■ **Aim**
Return the lines below exactly, from the first line to the line that contains "CAT_STEP = 254.7". Leave out pictures.
# # # #
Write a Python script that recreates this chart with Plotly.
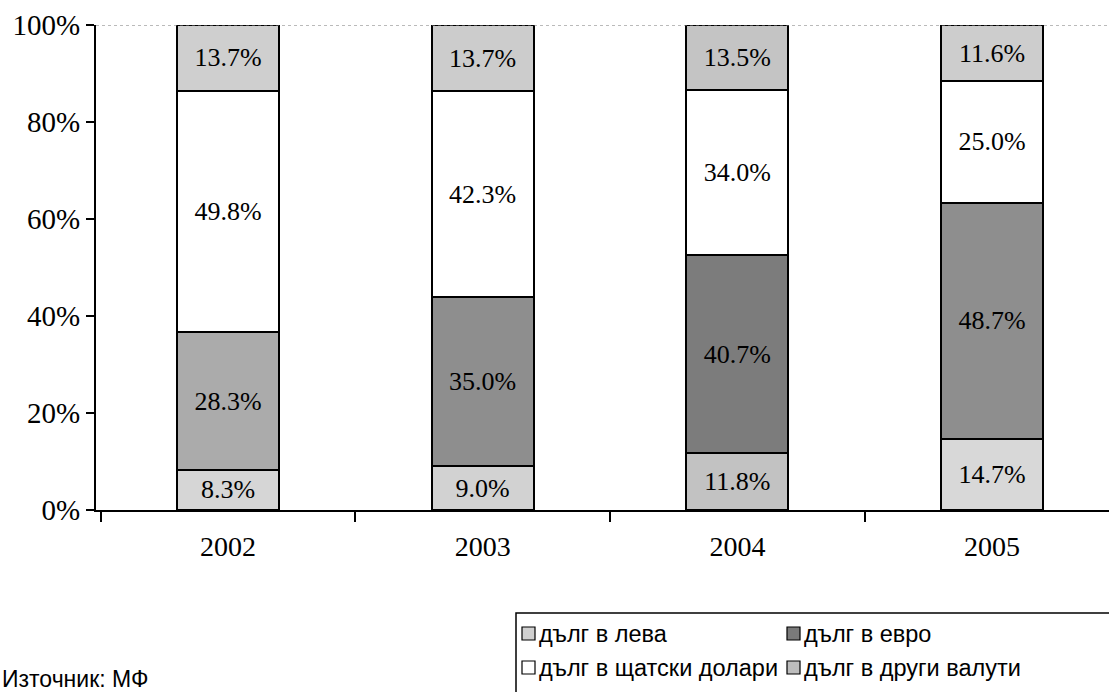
import plotly.graph_objects as go

# Currency structure of government debt, share of total (%)
years = ["2002", "2003", "2004", "2005"]
series_names = ["дълг в лева", "дълг в евро", "дълг в щатски долари", "дълг в други валути"]
debt_bgn = [8.3, 9.0, 11.8, 14.7]
debt_eur = [28.3, 35.0, 40.7, 48.7]
debt_usd = [49.8, 42.3, 34.0, 25.0]
debt_other = [13.7, 13.7, 13.5, 11.6]
y_ticks = [0, 20, 40, 60, 80, 100]
source_text = "Източник: МФ"

W, H = 1109, 692
ML, MR, MT, MB = 96, 0, 25, 182
PW, PH = W - ML - MR, H - MT - MB
CAT_STEP = 254.7  # pixel spacing between year categories

def px_x(px):
    return (px - ML) / PW

def px_y(py):
    return (H - MB - py) / PH

serif = "Liberation Serif"
sans = "Liberation Sans"

fills = {
    "bgn": ["#d6d6d6", "#d2d2d2", "#c2c2c2", "#d8d8d8"],
    "eur": ["#ababab", "#8e8e8e", "#7c7c7c", "#8e8e8e"],
    "usd": ["#ffffff"] * 4,
    "other": ["#cfcfcf", "#cccccc", "#c4c4c4", "#cdcdcd"],
}

fig = go.Figure()
for name, vals, key in zip(series_names, [debt_bgn, debt_eur, debt_usd, debt_other],
                           ["bgn", "eur", "usd", "other"]):
    fig.add_trace(go.Bar(
        x=years, y=vals, name=name,
        marker=dict(color=fills[key], line=dict(color="black", width=2)),
        text=[f"{v:.1f}%" for v in vals],
        textposition="inside", insidetextanchor="middle",
        textangle=0, constraintext="none",
        textfont=dict(family=serif, size=26, color="black"),
        width=0.4, showlegend=False,
    ))

# 100% reference line across the top of the plot
fig.add_shape(type="line", xref="paper", yref="y", x0=0, x1=1, y0=100, y1=100,
              line=dict(color="#777777", width=1, dash="dot"))

# Legend box drawn in two columns
fig.add_shape(type="rect", xref="paper", yref="paper",
              x0=px_x(516), x1=px_x(1125), y0=px_y(613), y1=px_y(705),
              line=dict(color="black", width=1.5), fillcolor="rgba(0,0,0,0)")
legend_pos = [(522, 634), (787, 634), (522, 668), (787, 668)]
legend_fill = ["#d0d0d0", "#7a7a7a", "#ffffff", "#bdbdbd"]
for (lx, ly), nm, col in zip(legend_pos, series_names, legend_fill):
    fig.add_shape(type="rect", xref="paper", yref="paper",
                  x0=px_x(lx), x1=px_x(lx + 13), y0=px_y(ly - 7), y1=px_y(ly + 6),
                  line=dict(color="black", width=1.2), fillcolor=col)
    fig.add_annotation(xref="paper", yref="paper", x=px_x(lx + 15), y=px_y(ly),
                       xanchor="left", yanchor="middle", showarrow=False,
                       text=nm, font=dict(family=sans, size=23.5, color="black"))

fig.add_annotation(xref="paper", yref="paper", x=px_x(0), y=px_y(694),
                   xanchor="left", yanchor="bottom", showarrow=False,
                   text=source_text, font=dict(family=sans, size=23, color="black"))

x_start = -132 / CAT_STEP  # first category centre sits 132 px right of the axis

fig.update_layout(
    width=W, height=H,
    margin=dict(l=ML, r=MR, t=MT, b=MB, autoexpand=False),
    barmode="stack",
    paper_bgcolor="white", plot_bgcolor="white",
    showlegend=False,
    xaxis=dict(
        range=[x_start, x_start + PW / CAT_STEP],
        automargin=False,
        showline=True, linecolor="black", linewidth=2,
        ticks="outside", tickson="boundaries", ticklen=10, tickwidth=2, tickcolor="black",
        tickfont=dict(family=serif, size=28, color="black"),
        ticklabelstandoff=10,
        showgrid=False, zeroline=False,
    ),
    yaxis=dict(
        range=[0, 100],
        automargin=False,
        tickvals=y_ticks, ticktext=[f"{v}%" for v in y_ticks],
        showline=True, linecolor="black", linewidth=2,
        ticks="outside", ticklen=8, tickwidth=2, tickcolor="black",
        tickfont=dict(family=serif, size=29, color="black"),
        showgrid=False, zeroline=False,
    ),
)

fig.write_html("out.html")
# # # #
■ **Answer to this exercise**
Write a Python script that recreates this chart with Plotly.
import plotly.graph_objects as go

# Currency structure of government debt, share of total (%)
years = ["2002", "2003", "2004", "2005"]
series_names = ["дълг в лева", "дълг в евро", "дълг в щатски долари", "дълг в други валути"]
debt_bgn = [8.3, 9.0, 11.8, 14.7]
debt_eur = [28.3, 35.0, 40.7, 48.7]
debt_usd = [49.8, 42.3, 34.0, 25.0]
debt_other = [13.7, 13.7, 13.5, 11.6]
y_ticks = [0, 20, 40, 60, 80, 100]
source_text = "Източник: МФ"

W, H = 1109, 692
ML, MR, MT, MB = 96, 0, 25, 182
PW, PH = W - ML - MR, H - MT - MB
CAT_STEP = 254.7  # pixel spacing between year categories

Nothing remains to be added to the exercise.